As for Phase 2, the plan states, “As more vaccine becomes available, traditional VFC and VFA providers, including pediatricians, primary care providers and pharmacies will receive doses. It is likely that in this phase, the CHDs will open Public Mass Vaccination Clinics, and the department and/or Florida’s Division of Emergency Management might open such clinics to ensure there is equitable distribution of the vaccine, in the same way COVID-19 testing was made available.
“Once the vaccine is widely available and demand for the vaccine stabilizes, the state will transition to providing the vaccine through routine health care delivery systems, including commercial pharmacies. CHDs will continue to offer vaccine clinics that are open to all members of the public as needed to meet vaccination goals.”
As far as the vaccine quantities being distributed throughout the process, the DOH’s plan states, “Vaccine administration capacity is being estimated through targeted surveys sent out to key partners. The first survey was sent to hospitals and asks about their facility’s vaccine storage capacity (refrigerated, frozen and ultra-cold), as well as their capacity to vaccinate. Similar surveys are being developed for pharmacies and EMS providers and ask about storage and vaccination capacity. A survey for CHDs is under development to understand their capacities for storage and vaccination.”
The need for this particular vaccine to be stored and transported in colder-than-normal temperatures has also been addressed in the state’s plan. It states, “Adherence to cold chain requirements will be required of providers for refrigerated and frozen vaccines. In Phases 2 and 3, providers will be asked to use a continuous data vaccine temperature monitoring system and submit their temperature log data before their requests for vaccine will be approved.

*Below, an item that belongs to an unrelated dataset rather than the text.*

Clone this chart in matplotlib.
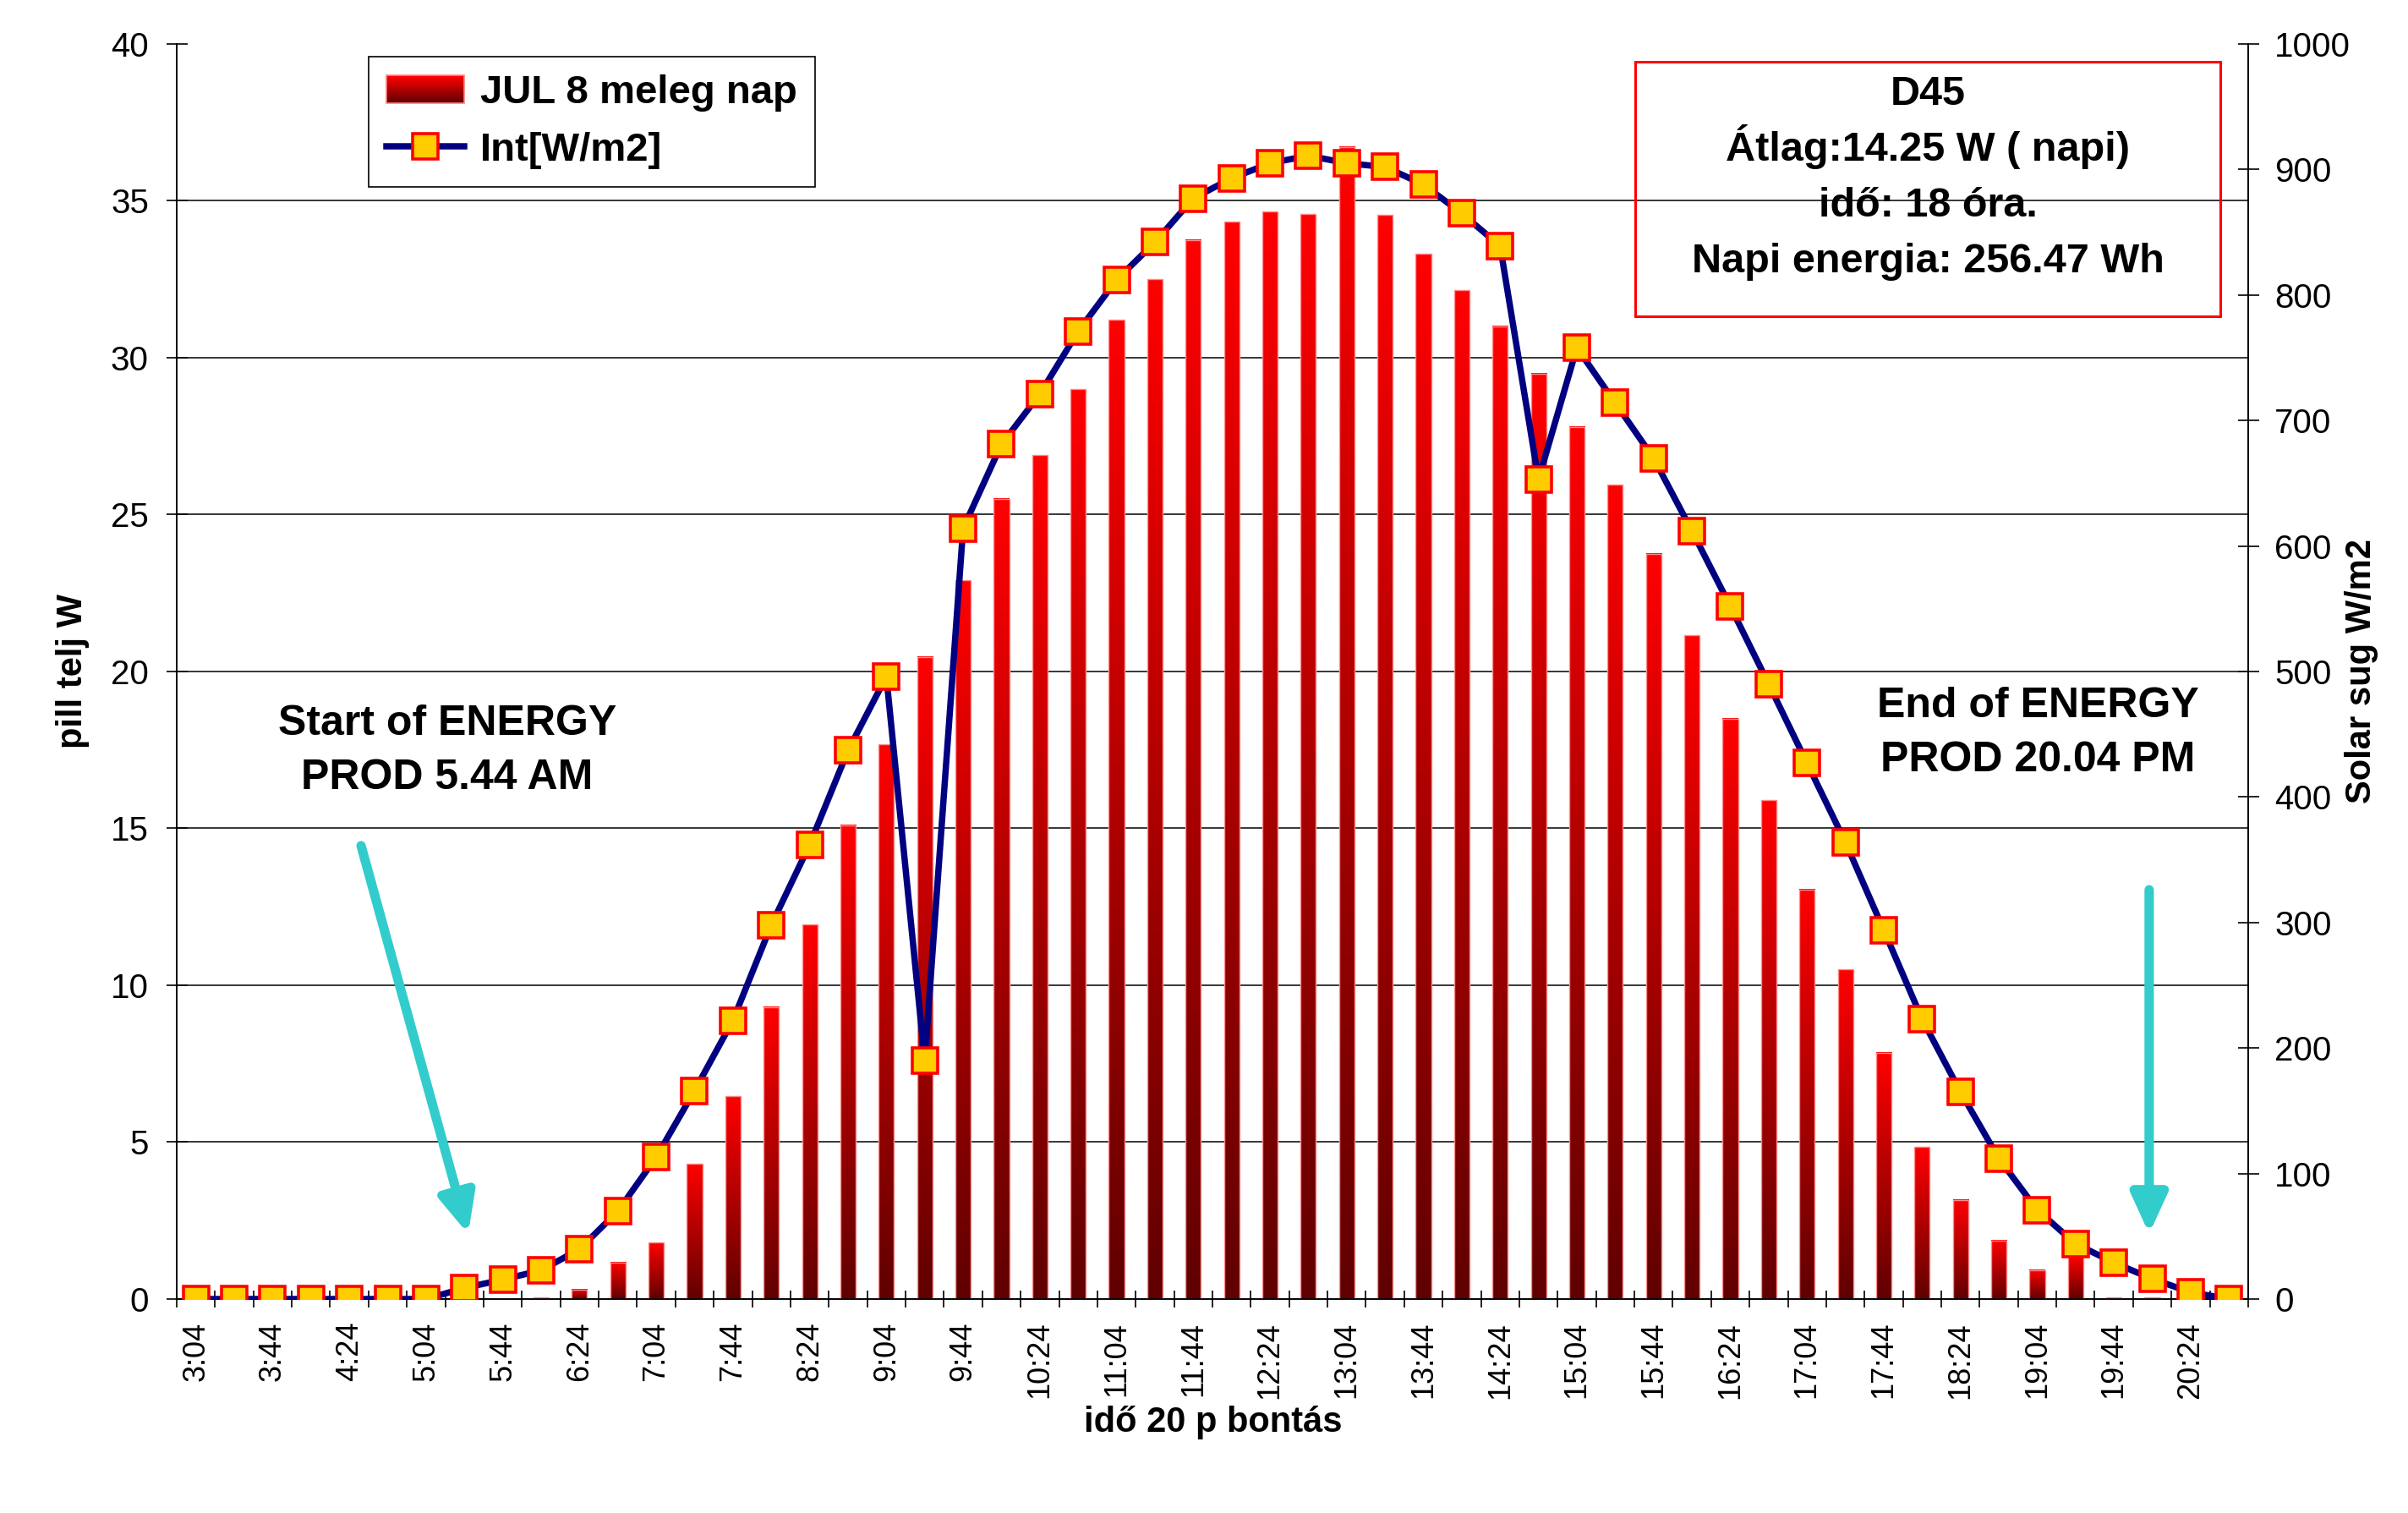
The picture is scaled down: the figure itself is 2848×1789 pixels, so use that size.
import numpy as np
import matplotlib
matplotlib.use('Agg')
import matplotlib.pyplot as plt
from matplotlib.colors import LinearSegmentedColormap
from matplotlib.patches import Rectangle, Patch
from matplotlib.legend_handler import HandlerBase

plt.rcParams['font.family'] = ['Liberation Sans', 'DejaVu Sans']

# 20 minute steps
times = ['3:04', '3:24', '3:44', '4:04', '4:24', '4:44', '5:04', '5:24', '5:44',
         '6:04', '6:24', '6:44', '7:04', '7:24', '7:44', '8:04', '8:24', '8:44',
         '9:04', '9:24', '9:44', '10:04', '10:24', '10:44', '11:04', '11:24', '11:44',
         '12:04', '12:24', '12:44', '13:04', '13:24', '13:44', '14:04', '14:24', '14:44',
         '15:04', '15:24', '15:44', '16:04', '16:24', '16:44', '17:04', '17:24', '17:44',
         '18:04', '18:24', '18:44', '19:04', '19:24', '19:44', '20:04', '20:24', '20:44']

# pill telj W (bars, left axis)
power = [0, 0, 0, 0, 0, 0, 0, 0, 0,
         0.05, 0.3, 1.16, 1.8, 4.3, 6.46, 9.3, 11.94, 15.1,
         17.67, 20.46, 22.9, 25.5, 26.9, 29.0, 31.2, 32.5, 33.75,
         34.33, 34.66, 34.58, 36.72, 34.55, 33.31, 32.15, 31.0, 29.5,
         27.8, 25.95, 23.75, 21.15, 18.5, 15.9, 13.05, 10.5, 7.85,
         4.85, 3.16, 1.87, 0.92, 1.37, 0.05, 0.05, 0, 0]

# Int[W/m2] (line, right axis)
irrad = [0, 0, 0, 0, 0, 0, 0, 8.8, 15.5,
         22.9, 39.7, 70, 113, 166, 222, 298, 362, 437,
         496, 190, 614, 681, 721, 771, 812, 842, 877,
         893, 905, 911, 905, 902, 888, 865, 839, 653,
         758, 714, 670, 612, 552, 490, 427, 364, 294,
         223, 165, 112, 71, 44, 29, 16, 5.4, 0]

left_ticks = [0, 5, 10, 15, 20, 25, 30, 35, 40]
right_ticks = [0, 100, 200, 300, 400, 500, 600, 700, 800, 900, 1000]

info_lines = ['D45', 'Átlag:14.25 W ( napi)', 'idő: 18 óra.', 'Napi energia: 256.47 Wh']

bar_cmap = LinearSegmentedColormap.from_list('bar', ['#600000', '#FF0000'])


class GradientHandler(HandlerBase):
    # legend swatch with the same dark->red fade as the bars
    def create_artists(self, legend, orig_handle, xdescent, ydescent,
                       width, height, fontsize, trans):
        arts = []
        n = 24
        for k in range(n):
            r = Rectangle((-xdescent, -ydescent + height * k / n), width, height / n * 1.05,
                          facecolor=bar_cmap(k / (n - 1)), edgecolor='none', transform=trans)
            arts.append(r)
        arts.append(Rectangle((-xdescent, -ydescent), width, height, fill=False,
                              edgecolor='#FF8080', lw=0.6, transform=trans))
        return arts


fig = plt.figure(figsize=(14.24, 8.945), dpi=200)
ax = fig.add_axes([0.07338, 0.14142, 0.86025, 0.82952])
ax2 = ax.twinx()

x = np.arange(len(times))
bw = 0.4

# gridlines (no line at the top)
for v in left_ticks[1:-1]:
    ax.axhline(v, color='black', lw=0.55, zorder=1)

grad = np.linspace(0, 1, 256).reshape(-1, 1)
for xi, h in zip(x, power):
    if h <= 0:
        continue
    ax.imshow(grad, extent=(xi - bw / 2, xi + bw / 2, 0, h), origin='lower',
              aspect='auto', cmap=bar_cmap, interpolation='bilinear', zorder=2)
ax.bar(x, power, width=bw, facecolor='none', edgecolor='#FF8A8A', lw=0.5, zorder=3)

line, = ax2.plot(x, irrad, color='#000080', lw=2.7, marker='s', markersize=10.5,
                 markerfacecolor='#FFCC00', markeredgecolor='#FF0000', markeredgewidth=1.3,
                 zorder=5)

ax.set_xlim(-0.5, 53.5)
ax.set_ylim(0, 40)
ax2.set_ylim(0, 1000)
ax.set_yticks(left_ticks)
ax2.set_yticks(right_ticks)

ax.set_xticks(x[::2])
ax.set_xticklabels(times[::2], rotation=90, fontsize=13)
ax.set_xticks(np.arange(-0.5, 54, 1), minor=True)
ax.tick_params(axis='x', which='major', length=0, pad=9.7)
ax.tick_params(axis='x', which='minor', direction='inout', length=7.2, width=0.6)
ax.tick_params(axis='y', direction='inout', length=9, width=0.6, pad=7.4, labelsize=14.5)
ax2.tick_params(axis='y', direction='inout', length=9, width=0.6, pad=6.7, labelsize=14.5)

for a in (ax, ax2):
    a.spines['top'].set_visible(False)
    for s in ('left', 'right', 'bottom'):
        a.spines[s].set_linewidth(0.6)

ax.set_ylabel('pill telj W', fontsize=15, fontweight='bold')
ax.yaxis.set_label_coords(-0.042, 0.5)
ax2.set_ylabel('Solar sug W/m2', fontsize=15, fontweight='bold')
ax2.yaxis.set_label_coords(1.0465, 0.5)
ax.set_xlabel('idő 20 p bontás', fontsize=15, fontweight='bold')
ax.xaxis.set_label_coords(0.5004, -0.0849)

# legend
bar_proxy = Patch()
leg = ax2.legend([bar_proxy, line], ['JUL 8 meleg nap', 'Int[W/m2]'],
                 handler_map={bar_proxy: GradientHandler()},
                 loc='upper left', bbox_to_anchor=(0.0927, 0.9899), borderaxespad=0,
                 prop={'size': 17, 'weight': 'bold'}, fancybox=False, framealpha=1,
                 edgecolor='black', borderpad=0.45, labelspacing=0.5,
                 handlelength=1.95, handletextpad=0.4)
leg.get_frame().set_linewidth(0.6)

# info box, one text per line so the spacing stays even
ax2.add_patch(Rectangle((0.7041, 0.7830), 0.2824, 0.2028, transform=ax2.transAxes,
                        fill=False, edgecolor='#FF0000', lw=1.1, zorder=6))
for k, txt in enumerate(info_lines):
    ax2.text(0.8453, 0.9515 - k * 0.0445, txt, transform=ax2.transAxes,
             ha='center', va='baseline', fontsize=17.5, fontweight='bold', zorder=6)

# start / end notes with arrows
ax2.text(0.1306, 0.4367, 'Start of ENERGY\nPROD 5.44 AM', transform=ax2.transAxes,
         ha='center', va='center', multialignment='center', fontsize=18,
         fontweight='bold', linespacing=1.52)
ax2.text(0.8984, 0.4508, 'End of ENERGY\nPROD 20.04 PM', transform=ax2.transAxes,
         ha='center', va='center', multialignment='center', fontsize=18,
         fontweight='bold', linespacing=1.52)

arrow_style = dict(arrowstyle='-|>,head_length=0.7,head_width=0.32', color='#33CCCC',
                   lw=4, mutation_scale=20, shrinkA=0, shrinkB=0)
ax2.annotate('', xy=(0.1407, 0.0519), xytext=(0.0890, 0.3612),
             xycoords='axes fraction', textcoords='axes fraction', arrowprops=arrow_style)
ax2.annotate('', xy=(0.9522, 0.0519), xytext=(0.9522, 0.3261),
             xycoords='axes fraction', textcoords='axes fraction', arrowprops=arrow_style)

fig.savefig('out.png', dpi=200)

“Vaccine storage and handling procedures will abide by guidance in the CDC VFC Storage and Handling Toolkit. Further guidance related to storage and handling of an ultra-cold chain vaccine will be necessary as it becomes available. Temperature reports from providers will be checked prior to order requests being approved or allocations sent. Providers must upload temperature reports weekly into Florida SHOTS (centralized online immunization information system) and immediately notify the VFC (vaccines for children) help desk of any excursions.”